Gilles-Ayceltn De Montaigut
Gilles-Ayceltn De Montaigut [1]
a French prelate, was born at Glaine-Montaigut, near Billom (Auvergne), about 1252; appointed provost of the cathedral of Clermont in 1285, and shortly after canon of Narbonne. He was finally chosen archbishop of that city by a part of the chapter, in 1287. Ordained priest, March 17, 1291, by Simon de Beaulieu, archbishop of Bourges, he subsequently started for Rome, and cardinal Gerard Bianchi, bishop of Sabine, consecrated him at Viterbo in the following May. He is found in the number of counsellors of state present at the Louvre in 1296, when the chancellor, Pierre Flotte, read the letters by which Guy, count of Flanders, revoked the powers of his ambassadors commissioned to negotiate a peace with Philip the Fair. Gilles, in the name of the latter prince, signed, June, 1299, the truce concluded with the king of England at Montreuil, October 24, 1301, he was one of the assembly convoked at Senlis to judge Bernard Saisset, bishop of Pamiers, legate of the pope, and one of his suffragans. Called to Rome by this affair, Gilles was ordered by the king not to repair to that city, and he obeyed his royal master.
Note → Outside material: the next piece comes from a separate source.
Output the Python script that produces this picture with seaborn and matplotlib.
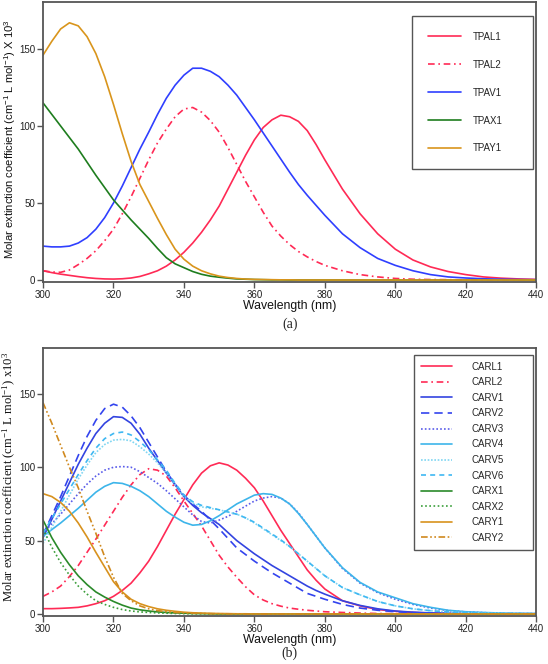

He was one of the five prelates of the council at the Louvre, March 12, 1303, held against Boniface VIII, and labored for the election of Bertrand de Goth (Clement V), his friend. He was also the first of the French bishops appointed to proceed against the Templars. February 27, 1309, he was made keeper of the seals; and after having presided over a diocesan synod at Narbonne, and in 1310 over a council at Beziers, he exchanged his bishopric, May 5, 1311, for that of Rouen. Present at the council-general of Vienna, he was there persuaded that it was useless to allow the Templars to attempt to vindicate themselves. On his return to Rouen, he there presided at a provincial council, October, 1313; held two others at Rouen in 1315, and one at Pontoise, November 17, 1317. Montaigut died at Paric June 23, 1318. By his testament, December 13, 1314, he constituted his nephew, Albert Aycelin de Montaigut, bishop of Clermont, his heir, on the condition of maintaining in the houses belonging to him in Paris as many poor scholars as the number of times the sum of ten pounds should be contained in the annual revenue of these houses. Such was the origin of the College of Montaigut, on the site of which the Library of Saint Genevieve now stands. See Gallia Chrsistiana, volumes 6 and 12; Du Chesne, Histoires des Chanceliers de Fraince; France Pontificale.